Sh340 down the drain for every Sh500 loaned under Hustler Fund – Report » Capital News

NAIROBI, Kenya, Aug 4 – A new report by the Kenya Human Rights Commission (KHRC) has raised concerns over the government’s flagship Hustler Fund, describing it as a loss-making scheme disguised as economic empowerment.

Published on Monday, the report titled ‘Failing the Hustlers’ cites a default rate of 68.3 per cent with an estimated Sh340 lost for every Sh500 disbursed.

“The 68 per cent default rate means that for every Sh500 loan disbursed, Sh340 [is] effectively lost,” KHRC stated.

The rights commission also said the findings showed little evidence of economic empowerment linked to the loans.

“By September 2024, over Sh53 billion had [been] disbursed. But the study found no measurable impact on enterprise development or job creation,” the commission said.

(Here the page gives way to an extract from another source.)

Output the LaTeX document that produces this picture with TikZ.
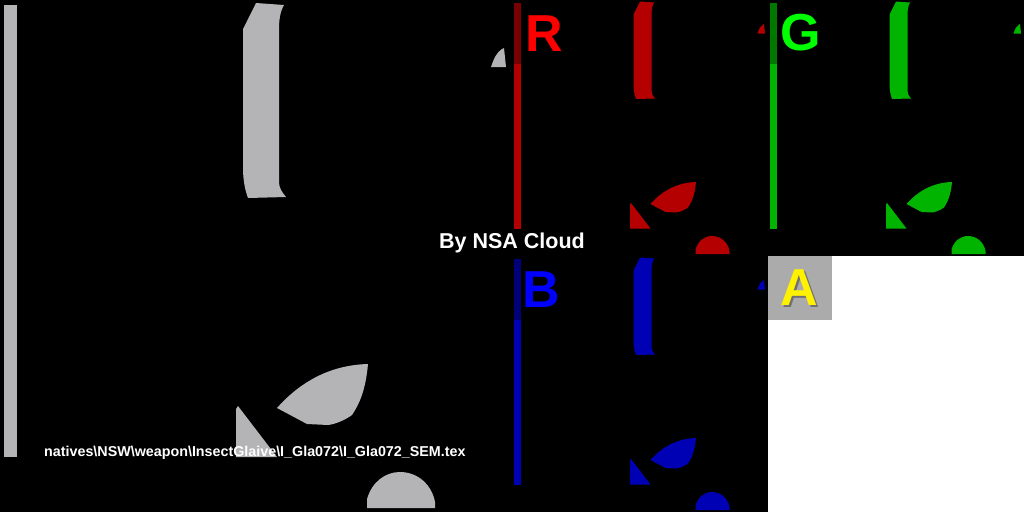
\documentclass[tikz,border=0pt]{standalone}
\usepackage{fontspec}
\setmainfont{Liberation Sans}
\definecolor{texgrey}{HTML}{B4B3B5}
\definecolor{chanR}{HTML}{B40000}
\definecolor{chanG}{HTML}{00B400}
\definecolor{chanB}{HTML}{0000B5}
\newcommand\glaiveshapes[1]{%
  \fill[#1] (4,5) rectangle (17,457);
  \fill[#1] (256,3) -- (284,5) .. controls (280,12) and (279,20) .. (279,30)
    -- (279,182) .. controls (279,188) and (282,192) .. (286,197)
    -- (248,198) .. controls (245,190) and (243,180) .. (243,168)
    -- (243,29) -- cycle;
  \fill[#1] (491,67) .. controls (494,58) and (497,52) .. (502,49) -- (504,48) -- (506,67) -- cycle;
  \fill[#1] (277,408) .. controls (300,382) and (330,365) .. (368,364)
    .. controls (366,385) and (362,400) .. (352,415)
    .. controls (345,420) and (336,424) .. (328,425)
    -- (307,424) -- cycle;
  \fill[#1] (236,409) -- (238,406) -- (277,457) -- (236,457) -- cycle;
  \fill[#1] (367,508) -- (367,499) .. controls (372,482) and (385,472) .. (400,472)
    .. controls (418,472) and (432,485) .. (435,502) -- (435,508) -- cycle;
}
\tikzset{
  chanlabel/.style={inner sep=0pt, font=\fontsize{52}{52}\selectfont\bfseries},
  labelbox/.style={fill=black, fill opacity=0.33},
  caption/.style={inner sep=0pt, text=white, font=\bfseries}
}
\begin{document}
\begin{tikzpicture}[x=1pt, y=-1pt]
\useasboundingbox (0,0) rectangle (1024,512);
\fill[black] (0,0) rectangle (1024,512);
\fill[white] (768,256) rectangle (1024,512);
% main texture
\glaiveshapes{texgrey}
% channel thumbnails
\begin{scope}[shift={(512,0)}, scale=0.5]
  \glaiveshapes{chanR}
\end{scope}
\begin{scope}[shift={(768,0)}, scale=0.5]
  \glaiveshapes{chanG}
\end{scope}
\begin{scope}[shift={(512,256)}, scale=0.5]
  \glaiveshapes{chanB}
\end{scope}
% label boxes
\fill[labelbox] (512,0) rectangle (576,64);
\fill[labelbox] (768,0) rectangle (832,64);
\fill[labelbox] (512,256) rectangle (576,320);
\fill[labelbox] (768,256) rectangle (832,320);
% labels
\node[chanlabel, text=red] (lr) at (544.5,33.5) {R};
\node[chanlabel, text={rgb,255:red,0;green,255;blue,0}] (lg) at (800.5,33) {G};
\node[chanlabel, text=blue] (lb) at (541,289.5) {B};
\node[chanlabel, text=black!65, opacity=0.7] (las) at (801.5,289.5) {A};
\node[chanlabel, text=yellow] (la) at (799.5,287.5) {A};
% captions
\node[caption, font=\fontsize{21.5}{22}\selectfont\bfseries] (by) at (512,243) {By NSA Cloud};
\node[caption, anchor=base west, font=\fontsize{14.3}{15}\selectfont\bfseries] (path) at (44,456)
  {natives\textbackslash NSW\textbackslash weapon\textbackslash InsectGlaive\textbackslash I\_Gla072\textbackslash I\_Gla072\_SEM.tex};
\end{tikzpicture}
\end{document}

Launched on November 30, 2022 with a startup capital of Sh50 billion, the Hustler Fund was a key component of the Kenya Kwanza administration’s Bottom-Up Economic Transformation Agenda (BETA).

True cost

The initiative promised to expand access to credit for individuals and businesses and has, according to official government data, disbursed over Sh36 billion to 21 million individuals and more than 1.1 million members in 51,000 registered groups.

However, the KHRC report challenges the fund’s financial sustainability, estimating the true cost to taxpayers at 71.5 per cent.

The figure takes into account the high default rate, the government’s borrowing costs through Treasury bills, and an additional 3 percent operational cost.

“With the national fiscal deficit already at 3.5 per cent of GDP, the government is forced to borrow, mainly through Treasury bills, to keep this initiative afloat. At an average T-bill rate of 8.2 percent (as of December 2022), plus the three percent operational cost mandated by law, the real cost of credit balloons,” the report notes.

KHRC concludes that the fund’s high default rate and dependence on borrowing render it an unsustainable and costly venture for Kenyan taxpayers.